Monday, 15 June 2026

What Josip Said And Hauksberg Thought

Josip, not much:

pleased to see Hauksberg;

doesn't see him often;

the Starkad affair is "'...dreadfully serious and constructive.'" (Ensign Flandry, p. 9);

hopes Hauksberg can relax this evening;

"hmph"'s when Hauksberg says must leave early;

beams when Hauksberg says that, for his nephew, meeting the heir apparent would be "'...better'n a private audience with God.'" (ibid.)

Hauksberg's earlier reflections are more pertinent:

"Everybody knows the Empire was won and is maintained by naked power, the central government is corrupt and the frontier is brutal and the last organization with high morale, the Navy, lives for war and oppression and anti-intellectualism." (p. 6)

So don't take the Empire seriously.

11 comments:

Anonymous said...

Kaor, Paul!

Crown Prince Josip's "How dreadfully serious and constructive" has become a byword or cliche with some SF fans!

All nations, without exception, have title deeds written in blood. But if a state, like the Terran Empire, managed to survive for centuries and was NTTB in how it governed, it should be taken seriously.

Ad astra! Sean

paulshackley2017@gmail.com said...

Did the fans get the phrase from Josip or vice versa?

Anonymous said...

Kaor, Paul!

I'm now unsure, I could have sworn I read somewhere of SF fans using "How dreadfully serious and constructive" years ago. I tried googling that line but found only one SFnal reference linking back to this blog. Maybe this was just a line that stuck in my mind!

Ad astra! Sean

paulshackley2017@gmail.com said...

Sean,

I have indeed heard references to "sercon fandom" but I don't know whether the phrase is a quote from Josip.

Paul.

Anonymous said...

Kaor, Paul!

I've seen "serious and constructive" applied to some SF fans, either sarcastically or more neutrally, but with no indication of Josip being quoted.

Ad astra! Sean

Anonymous said...

Kaor, Paul!

ENSIGN FLANDRY was first pub. in 1966, and I don't know if "serious and constructive" was already being used by SF fans at that time.

Ad astra! Sean

Sean M. Brooks said...

Kaor, Paul!

I've also been annoyed by Hauksberg's dismissive view of the Terran Navy, that it "...lives for war and oppression and anti-intellectualism." Nearly every single Navy officer we see in the stories we see more than cursorily has been nothing like that!

Ad astra! Sean

Jim Baerg said...

In that story Hauksberg is portrayed as naive at best about the Mersian Rhoidunate. I think Anderson intends the reader to doubt Hauksberg's views on other things.
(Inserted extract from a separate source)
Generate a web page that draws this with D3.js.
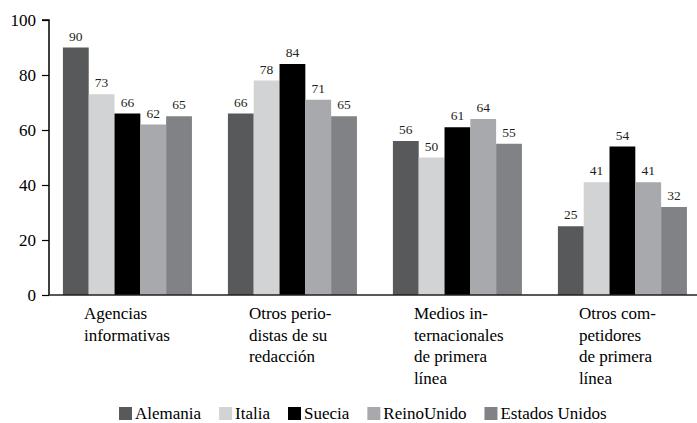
<!DOCTYPE html>
<html>
<head>
<meta charset="utf-8">
<script src="https://cdn.jsdelivr.net/npm/d3@7"></script>
<style>
  html, body { margin: 0; padding: 0; background: #fff; }
  svg { display: block; }
  svg text { font-family: 'Liberation Serif', 'DejaVu Serif', 'Times New Roman', serif; }
</style>
</head>
<body>
<svg id="chart" width="697" height="423"></svg>
<script>
// Categorías (cada una con sus líneas de texto)
const categories = [
  "Agencias informativas",
  "Otros periodistas de su redacción",
  "Medios internacionales de primera línea",
  "Otros competidores de primera línea"
];
const categoryLines = [
  ["Agencias", "informativas"],
  ["Otros perio-", "distas de su", "redacción"],
  ["Medios in-", "ternacionales", "de primera", "línea"],
  ["Otros com-", "petidores", "de primera", "línea"]
];
const countries = ["Alemania", "Italia", "Suecia", "ReinoUnido", "Estados Unidos"];
const alemania = [90, 66, 56, 25];
const italia = [73, 78, 50, 41];
const suecia = [66, 84, 61, 54];
const reinoUnido = [62, 71, 64, 41];
const estadosUnidos = [65, 65, 55, 32];
const yTicks = [0, 20, 40, 60, 80, 100];
const colors = ["#58595b", "#d1d3d4", "#000000", "#a7a9ac", "#808285"];

const seriesValues = [alemania, italia, suecia, reinoUnido, estadosUnidos];
const serif = "'Liberation Serif', 'DejaVu Serif', 'Times New Roman', serif";

const svg = d3.select("#chart").attr("font-family", serif);
const plotLeft = 49, plotRight = 697, plotTop = 20, plotBottom = 295;

const x0 = d3.scaleBand()
  .domain(categories)
  .range([plotLeft, plotRight])
  .paddingInner(0.218)
  .paddingOuter(0.0727)
  .align(0.58);

const x1 = d3.scaleBand()
  .domain(countries)
  .range([0, x0.bandwidth()])
  .padding(0);

const y = d3.scaleLinear().domain([0, 100]).range([plotBottom, plotTop]);

const color = d3.scaleOrdinal().domain(countries).range(colors);

// Barras por grupo
const groups = svg.append("g").selectAll("g")
  .data(categories)
  .join("g")
  .attr("transform", d => `translate(${x0(d)},0)`);

groups.selectAll("rect")
  .data((c, i) => countries.map((s, j) => ({ s, v: seriesValues[j][i] })))
  .join("rect")
  .attr("x", d => x1(d.s))
  .attr("y", d => y(d.v))
  .attr("width", x1.bandwidth())
  .attr("height", d => y(0) - y(d.v))
  .attr("fill", d => color(d.s));

groups.selectAll("text.val")
  .data((c, i) => countries.map((s, j) => ({ s, v: seriesValues[j][i] })))
  .join("text")
  .attr("class", "val")
  .attr("x", d => x1(d.s) + x1.bandwidth() / 2)
  .attr("y", d => y(d.v) - 7)
  .attr("text-anchor", "middle")
  .attr("font-family", serif)
  .attr("font-size", "13.5px")
  .attr("fill", "#231f20")
  .text(d => d.v);

// Eje Y
const yAxis = svg.append("g")
  .attr("transform", `translate(${plotLeft},0)`)
  .call(d3.axisLeft(y).tickValues(yTicks).tickSize(7).tickPadding(6));
yAxis.attr("font-family", serif);
yAxis.select(".domain").attr("stroke", "#000").attr("stroke-width", 1.5)
  .attr("d", `M-7,${plotTop}H0V${plotBottom}`);
yAxis.selectAll(".tick line").attr("stroke", "#000").attr("stroke-width", 1.2);
yAxis.selectAll(".tick text")
  .attr("font-family", serif)
  .attr("font-size", "17px")
  .attr("fill", "#000");

// Eje X
svg.append("line")
  .attr("x1", plotLeft).attr("x2", plotRight)
  .attr("y1", y(0)).attr("y2", y(0))
  .attr("stroke", "#231f20").attr("stroke-width", 1.5);

// Etiquetas de categoría
const catLabels = svg.append("g").selectAll("text")
  .data(categories)
  .join("text")
  .attr("x", d => x0(d) + 21)
  .attr("y", 319)
  .attr("font-family", serif)
  .attr("font-size", "17px")
  .attr("fill", "#000");
catLabels.selectAll("tspan")
  .data((d, i) => categoryLines[i])
  .join("tspan")
  .attr("x", function () { return d3.select(this.parentNode).attr("x"); })
  .attr("dy", (d, i) => i === 0 ? 0 : 21.5)
  .text(d => d);

// Leyenda
const legend = svg.append("g");
let lx = 119;
countries.forEach((c, i) => {
  legend.append("rect")
    .attr("x", lx).attr("y", 407)
    .attr("width", 13).attr("height", 13)
    .attr("fill", colors[i]);
  const t = legend.append("text")
    .attr("x", lx + 16).attr("y", 419)
    .attr("font-family", serif)
    .attr("font-size", "17px")
    .attr("fill", "#000")
    .text(c);
  lx += 16 + t.node().getComputedTextLength() + 18;
});
</script>
</body>
</html>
paulshackley2017@gmail.com said...

Right.

S.M. Stirling said...

Yes, he's got a theoretical-intellectual approach to real politics. That can be... really disasterous.

Anonymous said...

Kaor, Jim and Mr. Stirling!

Jim: Absolutely! Hauksberg was dangerously naive about Merseia, which almost led to catastrophic results. Yes, we should doubt Hauksberg's views on other matters.

Anderson stated in one of his letters to me that the struggle between the Empire and Merseia was inspired by the similar conflict between the US and the unlamented USSR. There were far too many real-world analogs to Hauksberg in the US denying the Soviets had global ambitions inimical to the existence of the US.

Mr. Stirling: Too true! Theories can be fine--but they need to be corrected and revised by hard, real-world facts and experience.